In fact, you’ve probably seen some of the impacts of the EU’s ‘Tobacco Product Directive’. Larger warning messages on labels and a ban on smaller cigarette pack sizes, were all part of the same piece of legislation, and have already been implemented6.
The Menthol Cigarette ban is the last part of the directive to come into force6. This was designed to give time for producers and consumers to adapt to the new rules.
What impact will the ban on menthol cigarettes have on smokers?
The most obvious impact the ban on menthol cigarettes will have, is that it is no longer possible to buy menthol cigarettes in the UK.
As the ban is EU wide, you’ll also be unlikely to find menthol cigarettes when travelling to EU countries.
However, as tobacco kills up to half of its users and more than 8 million people a year die globally as a result of direct or second-hand tobacco use, how effective will the ban be in meeting its goal of protecting people from the harmful effects of tobacco?
To answer this question, it is important to note that it is a common misconception that menthol cigarettes are “lighter on the throat” and are therefore in some way healthier7. Research shows that menthol cigarettes can be just as dangerous as normal cigarettes8. So, any reduction in smoking, whether menthol or non-mentholated cigarettes, would be associated with a positive health impact.
Menthol cigarettes have also been linked with greater risks in young smokers. One study reports that young menthol smokers smoke more cigarettes and report their intent to continue smoking in the next year more frequently than non-menthol smokers9.

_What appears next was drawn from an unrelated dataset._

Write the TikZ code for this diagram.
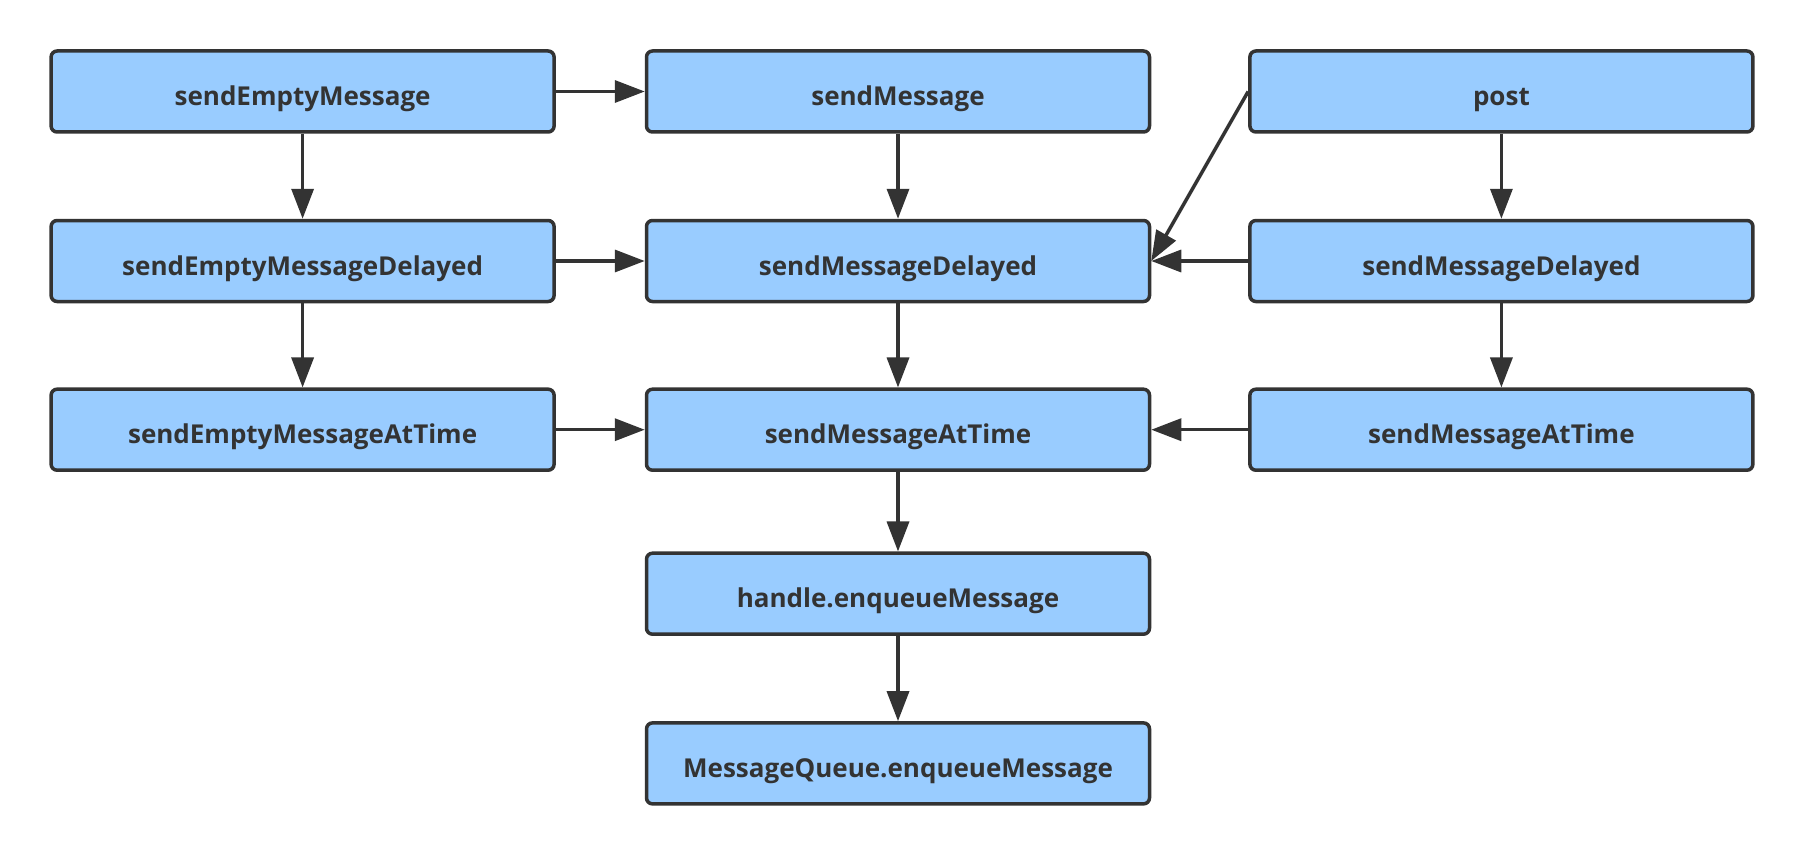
\documentclass[tikz,border=0pt]{standalone}
\usepackage{fontspec}
\setmainfont{Open Sans}
\usetikzlibrary{arrows.meta}
\definecolor{boxfill}{HTML}{99CCFF}
\definecolor{ink}{HTML}{333333}
\tikzset{
  fbox/.style={draw=ink, fill=boxfill, line width=3.5pt, rounded corners=6pt,
    minimum width=503pt, minimum height=81pt, inner sep=0pt,
    text height=28pt, text depth=0pt,
    font=\fontsize{26}{30}\selectfont\bfseries, text=ink},
  flow/.style={draw=ink, line width=3.5pt, -{Triangle[length=30pt,width=22pt]}}
}
\begin{document}
\begin{tikzpicture}[x=1pt,y=-1pt]
\useasboundingbox (0,0) rectangle (1804,856);
\node[fbox] (le1) at (302.6,91.5) {sendEmptyMessage};
\node[fbox] (le2) at (302.6,261) {sendEmptyMessageDelayed};
\node[fbox] (le3) at (302.6,429.7) {sendEmptyMessageAtTime};
\node[fbox] (me1) at (898,91.5) {sendMessage};
\node[fbox] (me2) at (898,261) {sendMessageDelayed};
\node[fbox] (me3) at (898,429.7) {sendMessageAtTime};
\node[fbox] (hq) at (898,593.7) {handle.enqueueMessage};
\node[fbox] (mq) at (898,763.4) {MessageQueue.enqueueMessage};
\node[fbox] (post) at (1501.4,91.5) {post};
\node[fbox] (re2) at (1501.4,261) {sendMessageDelayed};
\node[fbox] (re3) at (1501.4,429.7) {sendMessageAtTime};
\draw[flow] (le1) -- (me1);
\draw[flow] (le1) -- (le2);
\draw[flow] (le2) -- (me2);
\draw[flow] (le2) -- (le3);
\draw[flow] (le3) -- (me3);
\draw[flow] (me1) -- (me2);
\draw[flow] (me2) -- (me3);
\draw[flow] (me3) -- (hq);
\draw[flow] (hq) -- (mq);
\draw[flow] (post) -- (re2);
\draw[flow] (post.west) -- (me2.east);
\draw[flow] (re2) -- (me2);
\draw[flow] (re2) -- (re3);
\draw[flow] (re3) -- (me3);
\end{tikzpicture}
\end{document}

Another study suggests that young people who smoke menthol cigarettes are thought to be 80% more likely to become life-long smokers than those who smoke regular cigarettes10.
This research suggests that a ban on menthol cigarettes would be likely to be connected with a reduction in smoking. This reduction would be felt especially amongst young people who smoke menthol cigarettes. Reducing both the amount of cigarettes they smoke and decreasing the chance of them becoming life-long smokers.
Could the ban on menthol cigarettes help people quit?
There has been research that suggests a ban of menthol cigarettes could also help encourage users to quit smoking.
Research has found that 65.7% of young adult menthol smokers stated they would quit smoking if menthol cigarettes were no longer sold11.
Another study, published by the American Medical Association, reviewed the province of Ontario in Canada’s ban of menthol cigarettes. It found that the ban substantially increased attempts to quit smoking. 29.1% of menthol cigarette users who took part in the study attempted to quit shortly after the ban came into force12.
This provides evidence that a ban on menthol cigarettes could help nudge smokers to quit smoking. This could be similar to the success of other campaigns that promote a break from smoking, such as ‘No smoking Day’13 and ‘Stoptober’14. If you are a menthol cigarette smoker, the ban on menthol cigarettes could be a great opportunity to start your own quitting journey.